= WORK REQUIRED =
Begin with the opening line of the records and extract each line through the one holding "s.set_visible(False)"; pictures are not part of the copy.
----- DATA SUPPLIED
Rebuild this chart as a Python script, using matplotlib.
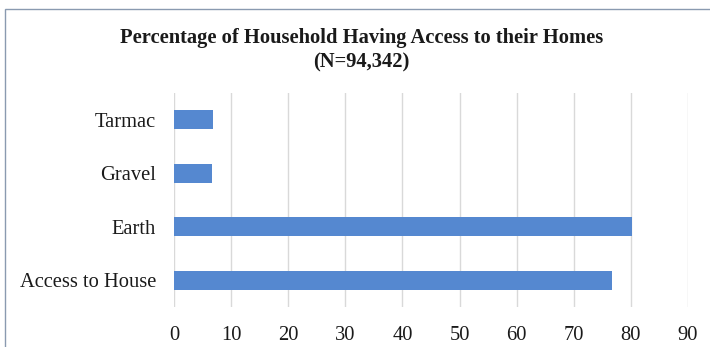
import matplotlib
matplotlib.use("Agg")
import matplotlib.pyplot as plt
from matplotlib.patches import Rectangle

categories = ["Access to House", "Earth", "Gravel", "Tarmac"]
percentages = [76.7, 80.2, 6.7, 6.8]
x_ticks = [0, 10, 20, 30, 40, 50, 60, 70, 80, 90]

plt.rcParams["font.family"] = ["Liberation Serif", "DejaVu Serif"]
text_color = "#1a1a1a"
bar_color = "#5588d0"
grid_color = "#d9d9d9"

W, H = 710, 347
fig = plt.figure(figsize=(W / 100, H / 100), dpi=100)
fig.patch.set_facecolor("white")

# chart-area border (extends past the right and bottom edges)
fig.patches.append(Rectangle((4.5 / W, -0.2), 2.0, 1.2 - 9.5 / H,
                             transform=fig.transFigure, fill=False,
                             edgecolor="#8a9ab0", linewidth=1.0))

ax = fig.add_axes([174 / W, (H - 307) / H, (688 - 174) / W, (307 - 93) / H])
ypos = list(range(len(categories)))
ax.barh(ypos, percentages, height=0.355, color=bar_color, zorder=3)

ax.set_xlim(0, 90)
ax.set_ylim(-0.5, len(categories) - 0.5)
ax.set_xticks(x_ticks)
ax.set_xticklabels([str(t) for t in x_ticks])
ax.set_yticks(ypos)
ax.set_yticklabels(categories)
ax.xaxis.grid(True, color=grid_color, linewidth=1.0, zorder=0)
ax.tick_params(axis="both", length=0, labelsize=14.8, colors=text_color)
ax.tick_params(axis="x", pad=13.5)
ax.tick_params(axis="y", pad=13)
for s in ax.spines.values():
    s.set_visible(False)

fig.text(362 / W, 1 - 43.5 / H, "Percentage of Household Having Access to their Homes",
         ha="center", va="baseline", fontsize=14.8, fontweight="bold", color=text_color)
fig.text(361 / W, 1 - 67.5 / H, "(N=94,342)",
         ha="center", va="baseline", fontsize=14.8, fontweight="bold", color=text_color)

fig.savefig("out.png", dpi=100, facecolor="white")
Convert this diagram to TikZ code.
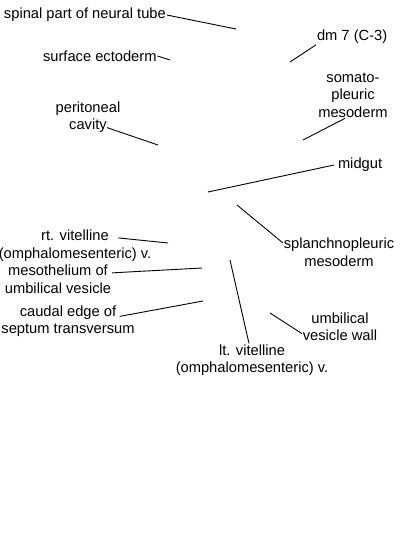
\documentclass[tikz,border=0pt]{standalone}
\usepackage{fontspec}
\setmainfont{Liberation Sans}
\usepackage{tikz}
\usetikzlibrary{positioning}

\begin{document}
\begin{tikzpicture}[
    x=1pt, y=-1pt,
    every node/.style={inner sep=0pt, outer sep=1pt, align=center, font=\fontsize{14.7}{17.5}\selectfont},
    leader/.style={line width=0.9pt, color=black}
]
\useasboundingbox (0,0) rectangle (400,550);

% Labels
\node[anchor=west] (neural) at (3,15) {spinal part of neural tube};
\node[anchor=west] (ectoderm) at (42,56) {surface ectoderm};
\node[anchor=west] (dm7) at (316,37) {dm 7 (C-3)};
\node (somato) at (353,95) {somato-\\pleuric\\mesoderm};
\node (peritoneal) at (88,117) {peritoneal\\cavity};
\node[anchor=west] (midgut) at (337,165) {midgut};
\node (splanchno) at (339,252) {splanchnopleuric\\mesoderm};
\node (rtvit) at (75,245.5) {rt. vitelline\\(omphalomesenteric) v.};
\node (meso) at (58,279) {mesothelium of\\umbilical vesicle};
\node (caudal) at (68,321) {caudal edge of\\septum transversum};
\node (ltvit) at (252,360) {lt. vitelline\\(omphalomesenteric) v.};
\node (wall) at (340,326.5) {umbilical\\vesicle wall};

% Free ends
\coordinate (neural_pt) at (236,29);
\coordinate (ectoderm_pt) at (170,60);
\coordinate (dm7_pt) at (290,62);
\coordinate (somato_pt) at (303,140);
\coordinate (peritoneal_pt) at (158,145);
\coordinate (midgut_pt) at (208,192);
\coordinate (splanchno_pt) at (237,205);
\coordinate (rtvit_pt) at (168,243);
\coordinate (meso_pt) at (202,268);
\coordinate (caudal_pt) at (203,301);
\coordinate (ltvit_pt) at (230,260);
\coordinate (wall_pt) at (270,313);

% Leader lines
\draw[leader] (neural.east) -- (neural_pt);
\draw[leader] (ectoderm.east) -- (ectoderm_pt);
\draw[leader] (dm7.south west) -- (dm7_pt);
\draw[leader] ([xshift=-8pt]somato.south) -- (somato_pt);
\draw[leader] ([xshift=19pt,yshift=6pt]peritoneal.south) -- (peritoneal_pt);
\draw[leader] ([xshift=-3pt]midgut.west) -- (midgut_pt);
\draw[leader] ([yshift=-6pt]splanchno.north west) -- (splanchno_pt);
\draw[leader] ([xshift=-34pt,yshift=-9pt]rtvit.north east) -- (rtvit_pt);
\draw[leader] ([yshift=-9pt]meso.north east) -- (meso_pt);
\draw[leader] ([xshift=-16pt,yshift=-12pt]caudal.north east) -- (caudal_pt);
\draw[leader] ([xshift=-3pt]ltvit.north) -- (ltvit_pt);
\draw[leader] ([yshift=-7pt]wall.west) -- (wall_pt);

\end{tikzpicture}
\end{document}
----------
= ANSWER FOR THIS EXERCISE =
Rebuild this chart as a Python script, using matplotlib.
import matplotlib
matplotlib.use("Agg")
import matplotlib.pyplot as plt
from matplotlib.patches import Rectangle

categories = ["Access to House", "Earth", "Gravel", "Tarmac"]
percentages = [76.7, 80.2, 6.7, 6.8]
x_ticks = [0, 10, 20, 30, 40, 50, 60, 70, 80, 90]

plt.rcParams["font.family"] = ["Liberation Serif", "DejaVu Serif"]
text_color = "#1a1a1a"
bar_color = "#5588d0"
grid_color = "#d9d9d9"

W, H = 710, 347
fig = plt.figure(figsize=(W / 100, H / 100), dpi=100)
fig.patch.set_facecolor("white")

# chart-area border (extends past the right and bottom edges)
fig.patches.append(Rectangle((4.5 / W, -0.2), 2.0, 1.2 - 9.5 / H,
                             transform=fig.transFigure, fill=False,
                             edgecolor="#8a9ab0", linewidth=1.0))

ax = fig.add_axes([174 / W, (H - 307) / H, (688 - 174) / W, (307 - 93) / H])
ypos = list(range(len(categories)))
ax.barh(ypos, percentages, height=0.355, color=bar_color, zorder=3)

ax.set_xlim(0, 90)
ax.set_ylim(-0.5, len(categories) - 0.5)
ax.set_xticks(x_ticks)
ax.set_xticklabels([str(t) for t in x_ticks])
ax.set_yticks(ypos)
ax.set_yticklabels(categories)
ax.xaxis.grid(True, color=grid_color, linewidth=1.0, zorder=0)
ax.tick_params(axis="both", length=0, labelsize=14.8, colors=text_color)
ax.tick_params(axis="x", pad=13.5)
ax.tick_params(axis="y", pad=13)
for s in ax.spines.values():
    s.set_visible(False)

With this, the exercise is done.